De cette pensée spinozienne selon laquelle l’Etat serait une résultante de « l’effort de chacun pour persévérer dans son être », l’on peut déduire que l’Etat serait une sorte de réunion négociée de ceux qui le composent. SI nous sommes l’Etat, l’image du Léviathan ne pourrait représenter que le pouvoir abusif : et il paraît donc utile de dissocier la définition de l’Etat de celle du Pouvoir, l’un n’étant pas réductible à l’autre, même dans les situations où ils se superposent obligatoirement, dans la mesure où il faut que l’Etat puisse exercer un pouvoir. Alors que l’image du Léviathan amalgame obligatoirement et arbitrairement les deux, l’Etat selon Spinoza serait une sorte de collectivité, un « nous » résultant des conflits négociés et exerçant un pouvoir mesuré.
Faut-il considérer ce point de vue comme une utopie et/ou imaginer que Spinoza reste en avance sur notre évolution ?
C’est par une telle conception de la société que passera notre progrès humain si nous voulons tendre vers le meilleur plutôt que vers le pire. Rien, pourtant, n’est assuré même si nous pensons que la crise que nous traversons appelle des changements radicaux favorisant une rationalité porteuse de valeurs éthiques et de culture au lieu de privilégier une instrumentalisation de l’humain et une hégémonie du Marché, tyrannie plus subtile que celle d’un loup ou d’un Léviathan, mais dont la perversité peu à peu se démasque à travers la souffrance sociale qu’elle inflige.

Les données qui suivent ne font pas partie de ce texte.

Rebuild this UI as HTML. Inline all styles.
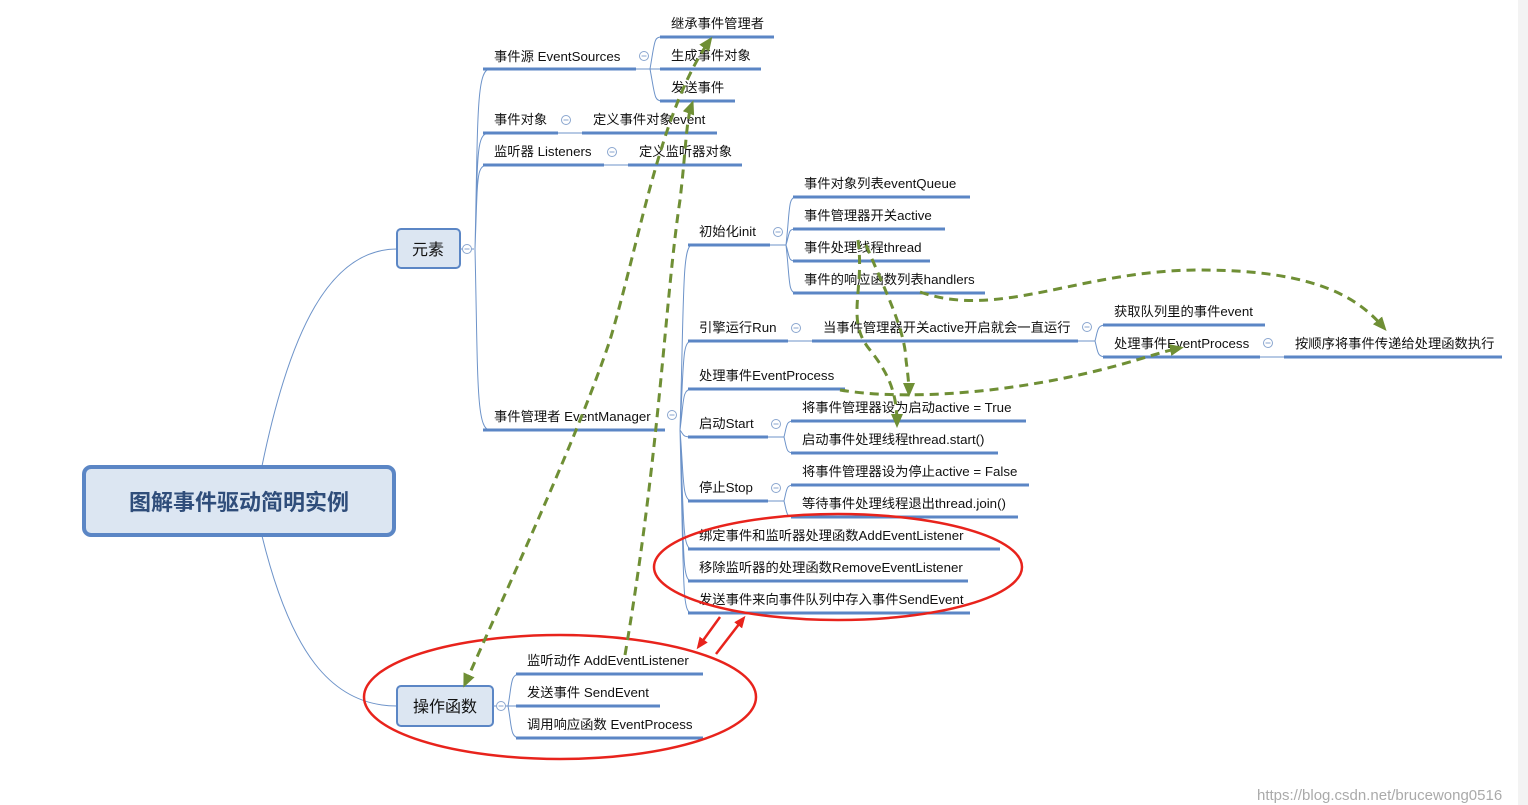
<!DOCTYPE html>
<html><head><meta charset="utf-8"><style>
html,body{margin:0;padding:0;background:#fff;}
svg{display:block;}
text{font-family:"Liberation Sans","Noto Sans CJK SC",sans-serif;font-size:13.3px;fill:#111;}
.u{stroke:#5b86c5;stroke-width:3;fill:none;}
.t{stroke:#6d93c9;stroke-width:1;fill:none;}
.c{fill:#fff;stroke:#8aa6cf;stroke-width:1;}
.g{stroke:#6f8f35;stroke-width:3;stroke-dasharray:9,6;fill:none;}
.r{stroke:#e8231c;stroke-width:2.5;fill:none;}
</style></head><body>
<svg width="1528" height="805" viewBox="0 0 1528 805" xmlns="http://www.w3.org/2000/svg">
<defs>
<marker id="ga" markerWidth="14" markerHeight="14" refX="10" refY="7" orient="auto-start-reverse" markerUnits="userSpaceOnUse"><path d="M0,1 L14,7 L0,13 z" fill="#6f8f35"/></marker>
<marker id="ra" markerWidth="12" markerHeight="12" refX="8" refY="6" orient="auto" markerUnits="userSpaceOnUse"><path d="M0,1 L12,6 L0,11 z" fill="#e8231c"/></marker>
<g id="m"><circle class="c" cx="0" cy="0" r="4.5"/><path d="M-2.5,0 H2.5" stroke="#8aa6cf" stroke-width="1"/></g>
</defs>
<rect x="1518" y="0" width="10" height="805" fill="#f3f3f3"/>
<path class="t" d="M262,466 C290,330 330,249 397,249"/>
<path class="t" d="M262,536 C290,650 330,706 397,706"/>
<rect x="84" y="467" width="310" height="68" rx="7" fill="#dce6f2" stroke="#5b86c5" stroke-width="4"/>
<text x="239" y="510" text-anchor="middle" style="font-size:22px;font-weight:bold;fill:#2f4d7a">图解事件驱动简明实例</text>
<rect x="397" y="229" width="63" height="39" rx="4" fill="#dce6f2" stroke="#5b86c5" stroke-width="2"/>
<text x="428" y="255" text-anchor="middle" style="font-size:16px">元素</text>
<path class="t" d="M460,249 H474"/><use href="#m" x="467" y="249"/>
<path class="t" d="M475,249 C478,120 476,69 490,69 M475,249 C478,150 476,133 490,133 M475,249 C478,170 476,165 490,165 M475,249 C478,380 476,430 490,430"/>
<path class="u" d="M483,69 H636"/><text x="494" y="61">事件源 EventSources</text>
<path class="t" d="M636,69 H660"/><use href="#m" x="644" y="56"/>
<path class="t" d="M650,69 C655,40 654,37 662,37 M650,69 C655,95 654,101 662,101"/>
<path class="u" d="M660,37 H774"/><text x="671" y="28">继承事件管理者</text>
<path class="u" d="M660,69 H761"/><text x="671" y="60">生成事件对象</text>
<path class="u" d="M660,101 H735"/><text x="671" y="92">发送事件</text>
<path class="u" d="M483,133 H558"/><text x="494" y="124">事件对象</text><use href="#m" x="566" y="120"/>
<path class="t" d="M558,133 H582"/><path class="u" d="M582,133 H717"/><text x="593" y="124">定义事件对象event</text>
<path class="u" d="M483,165 H604"/><text x="494" y="156">监听器 Listeners</text><use href="#m" x="612" y="152"/>
<path class="t" d="M604,165 H628"/><path class="u" d="M628,165 H742"/><text x="639" y="156">定义监听器对象</text>
<path class="u" d="M483,430 H665"/><text x="494" y="421">事件管理者 EventManager</text><use href="#m" x="672" y="415"/>
<path class="t" d="M680,430 C684,300 682,245 692,245 M680,430 C684,360 682,341 692,341 M680,430 C684,400 682,389 692,389 M680,430 C684,435 682,437 692,437 M680,430 C684,480 682,501 692,501 M680,430 C684,520 682,549 692,549 M680,430 C684,560 682,581 692,581 M680,430 C684,590 682,613 692,613"/>
<path class="u" d="M688,245 H770"/><text x="699" y="236">初始化init</text><use href="#m" x="778" y="232"/>
<path class="t" d="M770,245 H786 M786,245 C790,210 788,197 796,197 M786,245 C790,232 788,229 796,229 M786,245 C790,258 788,261 796,261 M786,245 C790,280 788,293 796,293"/>
<path class="u" d="M793,197 H970"/><text x="804" y="188">事件对象列表eventQueue</text>
<path class="u" d="M793,229 H945"/><text x="804" y="220">事件管理器开关active</text>
<path class="u" d="M793,261 H930"/><text x="804" y="252">事件处理线程thread</text>
<path class="u" d="M793,293 H985"/><text x="804" y="284">事件的响应函数列表handlers</text>
<path class="u" d="M688,341 H788"/><text x="699" y="332">引擎运行Run</text><use href="#m" x="796" y="328"/>
<path class="t" d="M788,341 H812"/><path class="u" d="M812,341 H1078"/><text x="823" y="332">当事件管理器开关active开启就会一直运行</text><use href="#m" x="1087" y="327"/>
<path class="t" d="M1078,341 H1095 M1095,341 C1098,330 1097,325 1106,325 M1095,341 C1098,352 1097,357 1106,357"/>
<path class="u" d="M1103,325 H1265"/><text x="1114" y="316">获取队列里的事件event</text>
<path class="u" d="M1103,357 H1260"/><text x="1114" y="348">处理事件EventProcess</text><use href="#m" x="1268" y="343"/>
<path class="t" d="M1260,357 H1284"/><path class="u" d="M1284,357 H1502"/><text x="1295" y="348">按顺序将事件传递给处理函数执行</text>
<path class="u" d="M688,389 H845"/><text x="699" y="380">处理事件EventProcess</text>
<path class="u" d="M688,437 H768"/><text x="699" y="428">启动Start</text><use href="#m" x="776" y="424"/>
<path class="t" d="M768,437 H784 M784,437 C787,425 786,421 794,421 M784,437 C787,449 786,453 794,453"/>
<path class="u" d="M791,421 H1026"/><text x="802" y="412">将事件管理器设为启动active = True</text>
<path class="u" d="M791,453 H998"/><text x="802" y="444">启动事件处理线程thread.start()</text>
<path class="u" d="M688,501 H768"/><text x="699" y="492">停止Stop</text><use href="#m" x="776" y="488"/>
<path class="t" d="M768,501 H784 M784,501 C787,489 786,485 794,485 M784,501 C787,513 786,517 794,517"/>
<path class="u" d="M791,485 H1029"/><text x="802" y="476">将事件管理器设为停止active = False</text>
<path class="u" d="M791,517 H1018"/><text x="802" y="508">等待事件处理线程退出thread.join()</text>
<path class="u" d="M688,549 H1000"/><text x="699" y="540">绑定事件和监听器处理函数AddEventListener</text>
<path class="u" d="M688,581 H968"/><text x="699" y="572">移除监听器的处理函数RemoveEventListener</text>
<path class="u" d="M688,613 H970"/><text x="699" y="604">发送事件来向事件队列中存入事件SendEvent</text>
<rect x="397" y="686" width="96" height="40" rx="4" fill="#dce6f2" stroke="#5b86c5" stroke-width="2"/>
<text x="445" y="712" text-anchor="middle" style="font-size:16px">操作函数</text>
<path class="t" d="M493,706 H508"/><use href="#m" x="501" y="706"/>
<path class="t" d="M508,706 C512,685 510,674 520,674 M508,706 H520 M508,706 C512,727 510,738 520,738"/>
<path class="u" d="M516,674 H703"/><text x="527" y="665">监听动作 AddEventListener</text>
<path class="u" d="M516,706 H660"/><text x="527" y="697">发送事件 SendEvent</text>
<path class="u" d="M516,738 H703"/><text x="527" y="729">调用响应函数 EventProcess</text>
<ellipse class="r" cx="838" cy="567" rx="184" ry="53"/>
<ellipse class="r" cx="560" cy="697" rx="196" ry="62"/>
<path class="r" d="M720,617 L699,646" marker-end="url(#ra)"/>
<path class="r" d="M716,654 L743,619" marker-end="url(#ra)"/>
<path class="g" d="M465,684 C520,560 580,430 610,340 C640,240 660,110 710,40" marker-end="url(#ga)" marker-start="url(#ga)"/>
<path class="g" d="M625,655 C660,450 665,300 680,200 C686,150 686,120 692,104" marker-end="url(#ga)"/>
<path class="g" d="M858,240 C865,290 845,320 870,350 C890,375 897,395 897,424" marker-end="url(#ga)"/>
<path class="g" d="M866,245 C885,290 905,330 906,360 C908,375 909,385 909,393" marker-end="url(#ga)"/>
<path class="g" d="M920,292 C1000,320 1080,270 1200,270 C1320,270 1360,300 1384,328" marker-end="url(#ga)"/>
<path class="g" d="M840,390 C900,400 1000,395 1100,370 C1140,360 1160,352 1180,348" marker-end="url(#ga)"/>
<text x="1257" y="800" style="font-size:15px;fill:#aaa">https://blog.csdn.net/brucewong0516</text>
</svg>
</body></html>
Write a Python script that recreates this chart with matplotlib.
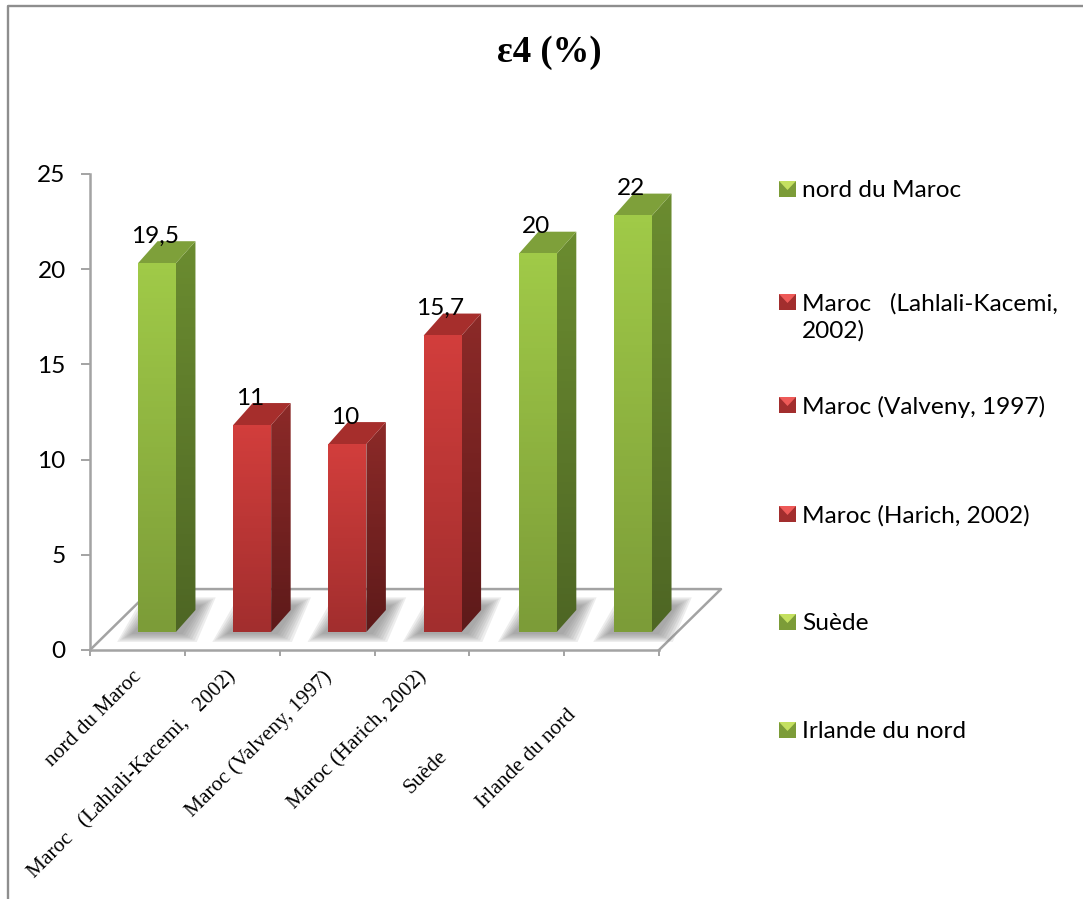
import numpy as np
import matplotlib
matplotlib.use('Agg')
import matplotlib.pyplot as plt
from matplotlib.patches import Polygon

categories = ['nord du Maroc', 'Maroc   (Lahlali-Kacemi,   2002)', 'Maroc (Valveny, 1997)',
              'Maroc (Harich, 2002)', 'Suède', 'Irlande du nord']
values = [19.5, 11, 10, 15.7, 20, 22]
value_labels = ['19,5', '11', '10', '15,7', '20', '22']
bar_groups = ['g', 'r', 'r', 'r', 'g', 'g']
legend_labels = ['nord du Maroc', 'Maroc   (Lahlali-Kacemi,\n2002)', 'Maroc (Valveny, 1997)',
                 'Maroc (Harich, 2002)', 'Suède', 'Irlande du nord']
y_ticks = [0, 5, 10, 15, 20, 25]

# couleurs : (face haut, face bas, cote haut, cote bas, dessus)
colors = {'g': ('#a0ca48', '#7c9c38', '#6b8c30', '#4e6624', '#7ea03a'),
          'r': ('#d23e3c', '#a22e2e', '#8c2a28', '#5e1a1a', '#a62e2c')}

W, H = 1083, 899
AXIS_GRAY = '#a3a3a3'
FONT_SIZE = 17.6
fig = plt.figure(figsize=(W / 100, H / 100), dpi=100, facecolor='white')

# calque en pixels pour le cadre, le titre et la legende
bg = fig.add_axes([0, 0, 1, 1])
bg.set_xlim(0, W)
bg.set_ylim(H, 0)
bg.axis('off')
bg.plot([7.5, 7.5, W], [H, 6, 6], color='#8e8e8e', lw=1.7)
bg.text(549, 53, 'ε4 (%)', family='Liberation Serif', weight='bold', fontsize=26.5,
        ha='center', va='center')


def gradient(axes, c_top, c_bottom, extent, clip=None, zorder=3):
    cmap = matplotlib.colors.LinearSegmentedColormap.from_list('g', [c_top, c_bottom])
    im = axes.imshow(np.linspace(0, 1, 64).reshape(-1, 1), cmap=cmap, extent=extent,
                     aspect='auto', origin='upper', zorder=zorder)
    # la derniere barre depasse de l'axe a cause de la profondeur
    im.set_clip_box(fig.bbox)
    if clip is not None:
        p = Polygon(clip, closed=True, transform=axes.transData)
        im.set_clip_path(p)
        im.set_clip_box(fig.bbox)
    return im


ax = fig.add_axes([90 / W, 1 - 650 / H, 569 / W, 476 / H])
ax.patch.set_alpha(0)

# profondeur du plancher et des barres
floor_dx, floor_dy = 0.654, 3.2
bar_w, side_dx, side_dy, base = 0.40, 0.206, 1.155, 0.945
bevel = 0.13
n = len(categories)

ax.plot([0, floor_dx, n + floor_dx, n], [0, floor_dy, floor_dy, 0], color=AXIS_GRAY,
        lw=1.8, clip_on=False, zorder=1)

for i, (v, grp) in enumerate(zip(values, bar_groups)):
    x0 = i * 1.004 + 0.506
    c = colors[grp]
    top = base + v - bevel

    # ombre au sol
    for k in range(7):
        g = (6 - k) * 0.025
        gy = (6 - k) * 0.07
        ax.add_patch(Polygon([(x0 - 0.07 - g, base - 0.1 - gy), (x0 + bar_w + 0.07 + g, base - 0.1 - gy),
                              (x0 + bar_w + 0.27 + g, base + 1.4 + gy), (x0 + 0.2 - g, base + 1.4 + gy)],
                             closed=True, fc='#808080', ec='none', alpha=0.14, zorder=2, clip_on=False))

    # cote, dessus, face avant
    side = [(x0 + bar_w, base), (x0 + bar_w + side_dx, base + side_dy),
            (x0 + bar_w + side_dx, top + side_dy), (x0 + bar_w, top)]
    gradient(ax, c[2], c[3], (x0 + bar_w, x0 + bar_w + side_dx, base, top + side_dy), clip=side)
    ax.add_patch(Polygon([(x0, top), (x0 + bar_w, top), (x0 + bar_w + side_dx, top + side_dy),
                          (x0 + side_dx, top + side_dy)], closed=True, fc=c[4], ec='none', zorder=3,
                         clip_on=False))
    gradient(ax, c[0], c[1], (x0, x0 + bar_w, base, top), zorder=4)

    ax.annotate(value_labels[i], xy=(x0 + bar_w / 2, top), xytext=(-2, 27), textcoords='offset pixels',
                family='Lato', fontsize=FONT_SIZE, ha='center', va='center', color='black',
                annotation_clip=False, zorder=6)

ax.set_xlim(0, n)
ax.set_ylim(0, 25)
for s in ['top', 'right']:
    ax.spines[s].set_visible(False)
for s in ['left', 'bottom']:
    ax.spines[s].set_color(AXIS_GRAY)
    ax.spines[s].set_linewidth(1.8)
ax.set_yticks(y_ticks)
ax.set_xticks(range(n + 1))
ax.set_xticklabels([])
ax.tick_params(axis='y', length=6.5, width=1.4, color=AXIS_GRAY, labelsize=FONT_SIZE, pad=11)
ax.tick_params(axis='x', length=4.5, width=1.4, color=AXIS_GRAY)
for lab in ax.get_yticklabels():
    lab.set_family('Lato')

# etiquettes inclinees, les deux dernieres sont decalees comme dans l'original
label_shift = [(1, -24), (1, -24), (2, -24), (2, -24), (-72, -104), (-38, -62)]
for i, (name, (sx, sy)) in enumerate(zip(categories, label_shift)):
    ax.annotate(name, xy=(i + 0.5, 0), xytext=(sx, sy), textcoords='offset pixels',
                family='Liberation Serif', fontsize=15.4, rotation=45, rotation_mode='anchor',
                ha='right', va='center', annotation_clip=False)

# legende
legend_y = [189, 302, 405, 514, 622, 730]
for name, grp, ly in zip(legend_labels, bar_groups, legend_y):
    c = colors[grp]
    x1, x2, y1, y2 = 779, 796, ly - 8, ly + 8
    bg.add_patch(Polygon([(x1, y2), (x2, y2), (x2, y1), (x1, y1)], closed=True, fc=c[1], ec='none'))
    bg.add_patch(Polygon([(x1, y1), (x2, y1), (x1 + 8.5, y1 + 9)], closed=True,
                         fc='#c4e060' if grp == 'g' else '#ee5a58', ec='none'))
    bg.text(802, ly - 9, name, family='Lato', fontsize=FONT_SIZE, ha='left', va='top', linespacing=1.3)

fig.savefig('out.png', dpi=100)
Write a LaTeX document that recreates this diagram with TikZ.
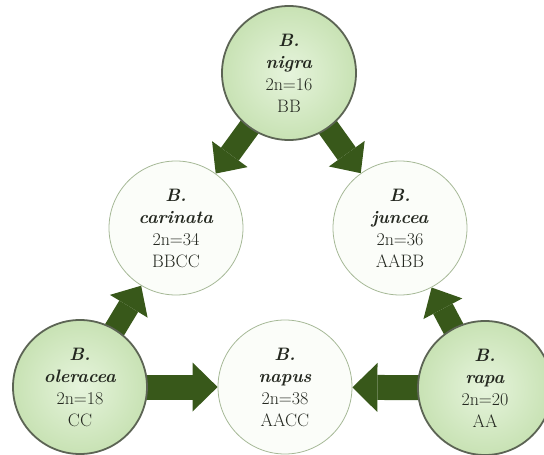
\documentclass[tikz,border=0pt]{standalone}
\usetikzlibrary{arrows.meta,backgrounds}
\definecolor{arrowgreen}{RGB}{56,88,26}
\definecolor{centergreen}{RGB}{230,244,220}
\definecolor{edgegreen}{RGB}{200,226,180}
\definecolor{rimgreen}{RGB}{92,100,84}
\definecolor{hybridrim}{RGB}{165,184,150}
\definecolor{hybridfill}{RGB}{251,253,249}
\definecolor{textgray}{RGB}{36,40,32}
\begin{document}
\begin{tikzpicture}[x=1pt,y=-1pt,
  species/.style={circle, minimum size=134pt, inner sep=0pt, align=center,
    text=textgray, font=\fontsize{18}{22}\selectfont},
  parent/.style={species, draw=rimgreen, line width=1.8pt,
    inner color=centergreen, outer color=edgegreen},
  hybrid/.style={species, draw=hybridrim, line width=0.8pt, fill=hybridfill},
  crossdiag/.style={draw=arrowgreen, line width=22pt,
    -{Triangle[width=44pt,length=24pt,line width=0pt]}},
  crossflat/.style={draw=arrowgreen, line width=25pt,
    -{Triangle[width=49pt,length=25pt,line width=0pt]}}
]
\useasboundingbox (0,0) rectangle (544,455);
\node[parent] (nigra)    at (289,73)  {\textbf{\textit{B.}}\\\textbf{\textit{nigra}}\\2n=16\\BB};
\node[hybrid] (carinata) at (176,228) {\textbf{\textit{B.}}\\\textbf{\textit{carinata}}\\2n=34\\BBCC};
\node[hybrid] (juncea)   at (400,228) {\textbf{\textit{B.}}\\\textbf{\textit{juncea}}\\2n=36\\AABB};
\node[parent] (oleracea) at (80,387)  {\textbf{\textit{B.}}\\\textbf{\textit{oleracea}}\\2n=18\\CC};
\node[hybrid] (napus)    at (285,387) {\textbf{\textit{B.}}\\\textbf{\textit{napus}}\\2n=38\\AACC};
\node[parent] (rapa)     at (485,388) {\textbf{\textit{B.}}\\\textbf{\textit{rapa}}\\2n=20\\AA};
\begin{scope}[on background layer]
  \draw[crossdiag] (nigra.center) -- (carinata);
  \draw[crossdiag] (nigra.center) -- (juncea);
  \draw[crossdiag] (oleracea.center) -- (carinata);
  \draw[crossdiag] (rapa.center) -- (juncea);
  \draw[crossflat] (oleracea.center) -- (napus);
  \draw[crossflat] (rapa.center) -- (napus);
\end{scope}
\end{tikzpicture}
\end{document}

La seule voie d’accès à une telle rationalité semble bien être l’Education, aussi bien celle que l’école peut transmettre que celle que nous partageons avec d’autres, lorsque nous « pensons » et débattons. Ce n’est que dans la mesure où nous tendrions vers une société d’individus éduqués et amicaux, selon la conception derridienne du politique, que nous pourrions prétendre à être l’Etat. N. C.